[Plotting code records]
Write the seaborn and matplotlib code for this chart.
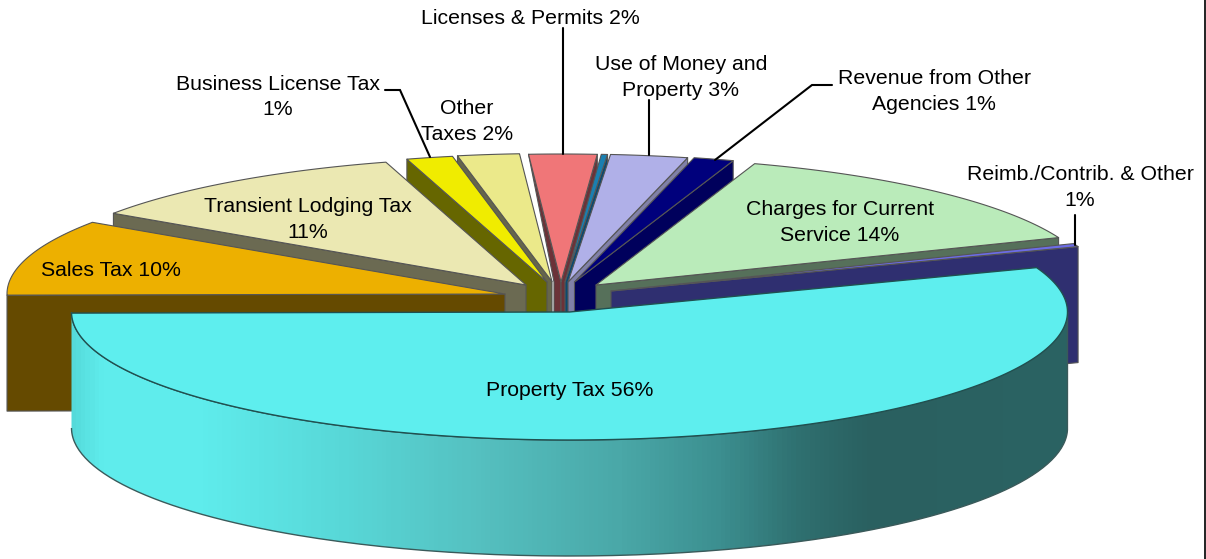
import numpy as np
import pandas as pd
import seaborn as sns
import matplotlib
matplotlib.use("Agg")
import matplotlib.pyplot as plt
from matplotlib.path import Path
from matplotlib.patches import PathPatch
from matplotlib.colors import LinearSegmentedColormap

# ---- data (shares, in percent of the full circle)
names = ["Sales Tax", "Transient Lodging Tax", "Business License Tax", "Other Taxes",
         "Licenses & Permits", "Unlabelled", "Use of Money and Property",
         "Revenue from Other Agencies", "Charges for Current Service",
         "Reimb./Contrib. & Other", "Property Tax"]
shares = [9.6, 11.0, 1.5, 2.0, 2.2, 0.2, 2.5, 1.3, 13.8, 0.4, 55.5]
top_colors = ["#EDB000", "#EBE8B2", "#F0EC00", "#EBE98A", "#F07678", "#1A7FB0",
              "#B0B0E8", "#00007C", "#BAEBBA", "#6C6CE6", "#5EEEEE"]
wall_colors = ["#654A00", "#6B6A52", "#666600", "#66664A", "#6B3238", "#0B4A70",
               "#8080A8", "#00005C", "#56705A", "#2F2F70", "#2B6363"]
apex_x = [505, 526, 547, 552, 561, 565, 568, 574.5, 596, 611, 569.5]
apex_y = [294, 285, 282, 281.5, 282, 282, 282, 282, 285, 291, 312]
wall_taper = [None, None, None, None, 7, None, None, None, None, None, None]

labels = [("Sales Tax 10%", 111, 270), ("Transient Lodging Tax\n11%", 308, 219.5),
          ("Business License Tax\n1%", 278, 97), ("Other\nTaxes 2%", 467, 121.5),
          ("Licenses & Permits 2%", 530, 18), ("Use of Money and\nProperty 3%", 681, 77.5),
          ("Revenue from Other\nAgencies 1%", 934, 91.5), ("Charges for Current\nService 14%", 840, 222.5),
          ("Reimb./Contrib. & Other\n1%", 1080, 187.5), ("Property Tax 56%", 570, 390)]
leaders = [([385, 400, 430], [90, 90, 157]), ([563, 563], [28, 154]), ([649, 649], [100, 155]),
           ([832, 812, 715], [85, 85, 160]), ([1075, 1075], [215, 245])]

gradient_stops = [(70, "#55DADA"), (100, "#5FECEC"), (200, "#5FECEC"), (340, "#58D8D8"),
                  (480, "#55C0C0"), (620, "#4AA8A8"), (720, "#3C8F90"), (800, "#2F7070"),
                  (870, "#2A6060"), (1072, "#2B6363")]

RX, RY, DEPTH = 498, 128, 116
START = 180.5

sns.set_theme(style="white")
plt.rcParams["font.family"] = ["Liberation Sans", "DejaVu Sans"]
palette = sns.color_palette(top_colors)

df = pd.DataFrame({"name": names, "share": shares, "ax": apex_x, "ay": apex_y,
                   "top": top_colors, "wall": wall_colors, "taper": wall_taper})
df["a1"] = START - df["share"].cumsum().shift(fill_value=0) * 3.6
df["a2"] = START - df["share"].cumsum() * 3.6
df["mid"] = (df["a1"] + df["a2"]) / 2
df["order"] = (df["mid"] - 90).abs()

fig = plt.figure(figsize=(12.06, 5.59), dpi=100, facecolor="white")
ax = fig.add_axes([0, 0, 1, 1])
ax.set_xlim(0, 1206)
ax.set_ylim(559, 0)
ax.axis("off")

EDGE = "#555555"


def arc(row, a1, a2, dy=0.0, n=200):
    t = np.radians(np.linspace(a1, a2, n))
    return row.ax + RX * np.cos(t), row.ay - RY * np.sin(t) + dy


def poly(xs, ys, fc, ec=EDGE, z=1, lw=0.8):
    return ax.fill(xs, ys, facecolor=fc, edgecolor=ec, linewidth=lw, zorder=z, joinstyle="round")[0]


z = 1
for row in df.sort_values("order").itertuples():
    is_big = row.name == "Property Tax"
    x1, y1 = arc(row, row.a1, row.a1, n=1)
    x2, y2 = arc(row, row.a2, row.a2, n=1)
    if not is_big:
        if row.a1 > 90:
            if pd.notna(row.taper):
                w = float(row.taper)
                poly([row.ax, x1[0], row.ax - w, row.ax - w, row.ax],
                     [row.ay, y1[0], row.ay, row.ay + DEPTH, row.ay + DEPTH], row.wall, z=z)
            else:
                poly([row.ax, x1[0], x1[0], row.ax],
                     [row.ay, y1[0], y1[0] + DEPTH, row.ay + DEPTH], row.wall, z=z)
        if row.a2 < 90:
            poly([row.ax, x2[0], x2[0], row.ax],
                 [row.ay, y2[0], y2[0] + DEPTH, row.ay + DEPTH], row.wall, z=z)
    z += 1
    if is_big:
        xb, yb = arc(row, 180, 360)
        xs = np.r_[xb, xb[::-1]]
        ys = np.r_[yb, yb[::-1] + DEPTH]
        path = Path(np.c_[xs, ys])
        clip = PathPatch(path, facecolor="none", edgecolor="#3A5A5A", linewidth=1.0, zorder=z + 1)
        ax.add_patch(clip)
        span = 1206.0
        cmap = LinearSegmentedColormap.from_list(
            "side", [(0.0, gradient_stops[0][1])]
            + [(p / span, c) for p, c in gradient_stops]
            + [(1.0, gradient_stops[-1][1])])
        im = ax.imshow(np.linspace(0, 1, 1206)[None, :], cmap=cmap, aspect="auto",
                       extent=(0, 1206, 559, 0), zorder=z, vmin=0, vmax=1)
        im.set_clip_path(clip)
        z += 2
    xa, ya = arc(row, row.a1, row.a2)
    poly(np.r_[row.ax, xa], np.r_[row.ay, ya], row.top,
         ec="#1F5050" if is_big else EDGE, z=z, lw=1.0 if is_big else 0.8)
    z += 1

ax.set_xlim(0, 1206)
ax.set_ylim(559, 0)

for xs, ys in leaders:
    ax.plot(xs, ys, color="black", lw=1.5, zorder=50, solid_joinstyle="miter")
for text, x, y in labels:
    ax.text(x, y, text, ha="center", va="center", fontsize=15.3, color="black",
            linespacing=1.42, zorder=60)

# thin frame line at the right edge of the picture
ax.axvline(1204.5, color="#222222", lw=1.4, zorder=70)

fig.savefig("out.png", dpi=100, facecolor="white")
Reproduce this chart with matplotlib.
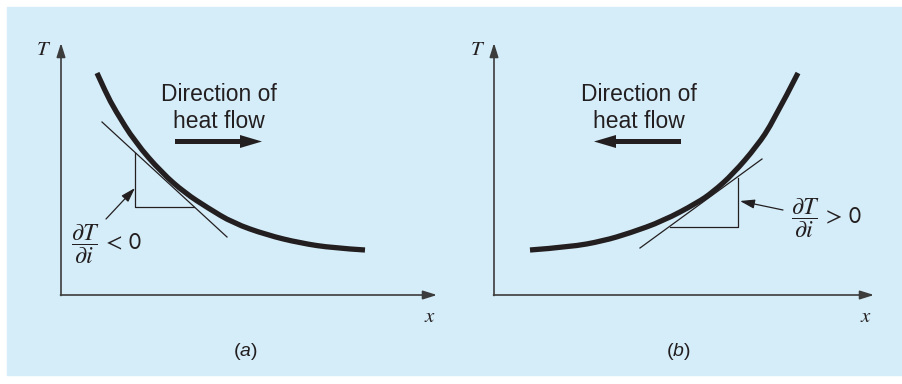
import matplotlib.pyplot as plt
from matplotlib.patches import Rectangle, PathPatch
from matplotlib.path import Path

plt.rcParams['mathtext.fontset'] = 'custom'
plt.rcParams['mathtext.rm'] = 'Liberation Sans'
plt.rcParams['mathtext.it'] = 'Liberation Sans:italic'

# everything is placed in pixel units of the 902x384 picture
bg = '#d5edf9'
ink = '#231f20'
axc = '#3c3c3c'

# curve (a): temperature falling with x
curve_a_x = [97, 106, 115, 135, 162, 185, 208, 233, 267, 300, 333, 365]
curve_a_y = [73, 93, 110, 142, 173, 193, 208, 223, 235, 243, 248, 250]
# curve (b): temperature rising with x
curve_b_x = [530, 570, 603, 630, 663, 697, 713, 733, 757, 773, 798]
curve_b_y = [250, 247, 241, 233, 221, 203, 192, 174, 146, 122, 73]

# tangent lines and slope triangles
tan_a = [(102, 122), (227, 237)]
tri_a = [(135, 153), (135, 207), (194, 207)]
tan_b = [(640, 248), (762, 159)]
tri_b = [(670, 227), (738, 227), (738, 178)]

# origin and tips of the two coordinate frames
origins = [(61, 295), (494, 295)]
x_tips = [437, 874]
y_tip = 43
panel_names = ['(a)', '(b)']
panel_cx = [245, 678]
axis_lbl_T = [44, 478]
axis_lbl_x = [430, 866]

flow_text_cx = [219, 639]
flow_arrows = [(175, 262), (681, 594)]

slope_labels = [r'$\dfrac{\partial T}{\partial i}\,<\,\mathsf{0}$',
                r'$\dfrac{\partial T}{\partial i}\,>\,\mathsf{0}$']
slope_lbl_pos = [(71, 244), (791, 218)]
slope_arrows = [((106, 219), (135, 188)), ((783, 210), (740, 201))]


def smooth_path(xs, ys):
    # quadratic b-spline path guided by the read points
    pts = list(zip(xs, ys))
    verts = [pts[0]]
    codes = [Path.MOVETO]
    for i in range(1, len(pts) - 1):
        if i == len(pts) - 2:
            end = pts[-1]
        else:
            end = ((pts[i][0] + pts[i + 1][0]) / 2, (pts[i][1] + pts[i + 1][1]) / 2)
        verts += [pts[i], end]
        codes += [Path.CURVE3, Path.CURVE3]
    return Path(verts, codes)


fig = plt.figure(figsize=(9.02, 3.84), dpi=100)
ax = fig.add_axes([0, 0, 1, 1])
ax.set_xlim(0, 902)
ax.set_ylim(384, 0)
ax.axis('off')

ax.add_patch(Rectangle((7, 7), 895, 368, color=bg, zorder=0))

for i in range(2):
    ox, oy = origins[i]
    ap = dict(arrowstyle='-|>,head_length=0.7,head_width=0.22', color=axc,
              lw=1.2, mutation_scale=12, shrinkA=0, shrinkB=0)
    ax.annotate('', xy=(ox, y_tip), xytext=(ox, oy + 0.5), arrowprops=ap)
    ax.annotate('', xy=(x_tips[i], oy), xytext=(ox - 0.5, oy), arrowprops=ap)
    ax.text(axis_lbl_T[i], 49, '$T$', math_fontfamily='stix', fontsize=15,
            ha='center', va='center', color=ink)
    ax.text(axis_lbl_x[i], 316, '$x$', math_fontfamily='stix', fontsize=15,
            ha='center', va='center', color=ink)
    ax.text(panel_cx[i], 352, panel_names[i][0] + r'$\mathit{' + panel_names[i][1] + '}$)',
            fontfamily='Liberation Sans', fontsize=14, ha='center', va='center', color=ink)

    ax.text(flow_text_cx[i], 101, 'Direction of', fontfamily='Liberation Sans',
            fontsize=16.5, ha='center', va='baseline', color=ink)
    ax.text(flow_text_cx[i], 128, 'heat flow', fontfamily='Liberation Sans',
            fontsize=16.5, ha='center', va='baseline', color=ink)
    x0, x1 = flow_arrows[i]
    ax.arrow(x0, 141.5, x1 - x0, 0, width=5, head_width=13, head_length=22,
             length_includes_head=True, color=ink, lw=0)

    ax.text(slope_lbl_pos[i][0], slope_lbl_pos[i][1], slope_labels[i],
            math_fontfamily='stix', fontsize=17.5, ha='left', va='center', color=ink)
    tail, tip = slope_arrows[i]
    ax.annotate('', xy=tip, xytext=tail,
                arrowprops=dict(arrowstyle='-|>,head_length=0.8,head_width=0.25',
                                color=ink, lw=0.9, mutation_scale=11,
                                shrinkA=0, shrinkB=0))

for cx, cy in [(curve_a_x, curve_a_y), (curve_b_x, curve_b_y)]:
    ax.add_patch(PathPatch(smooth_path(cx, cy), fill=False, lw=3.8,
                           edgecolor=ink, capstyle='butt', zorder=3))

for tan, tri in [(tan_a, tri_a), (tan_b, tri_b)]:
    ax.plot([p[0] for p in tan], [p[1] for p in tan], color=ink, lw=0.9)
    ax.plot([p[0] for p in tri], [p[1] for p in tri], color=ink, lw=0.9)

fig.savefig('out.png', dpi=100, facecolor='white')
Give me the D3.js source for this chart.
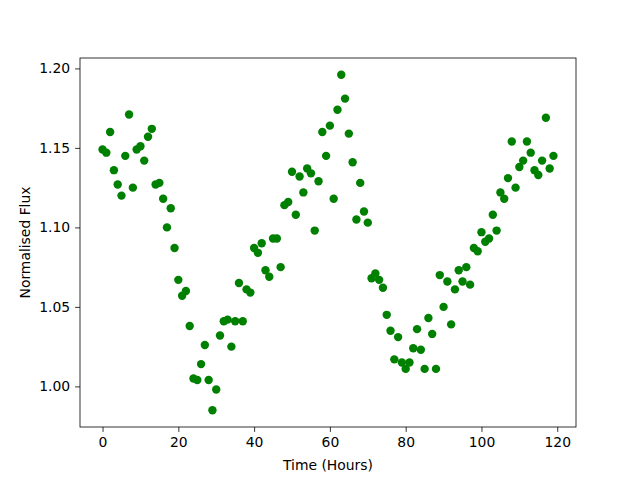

Aim of the exercise: Repeat only what runs from the first line of the records above to the line with "from matplotlib.colors import", both included, word for word, minus the pictures.

Final result:
Write the seaborn and matplotlib code for this chart.
import numpy as np
import pandas as pd
import seaborn as sns
import matplotlib
matplotlib.use("Agg")
import matplotlib.pyplot as plt
from matplotlib.path import Path
from matplotlib.patches import PathPatch
from matplotlib.colors import LinearSegmentedColormap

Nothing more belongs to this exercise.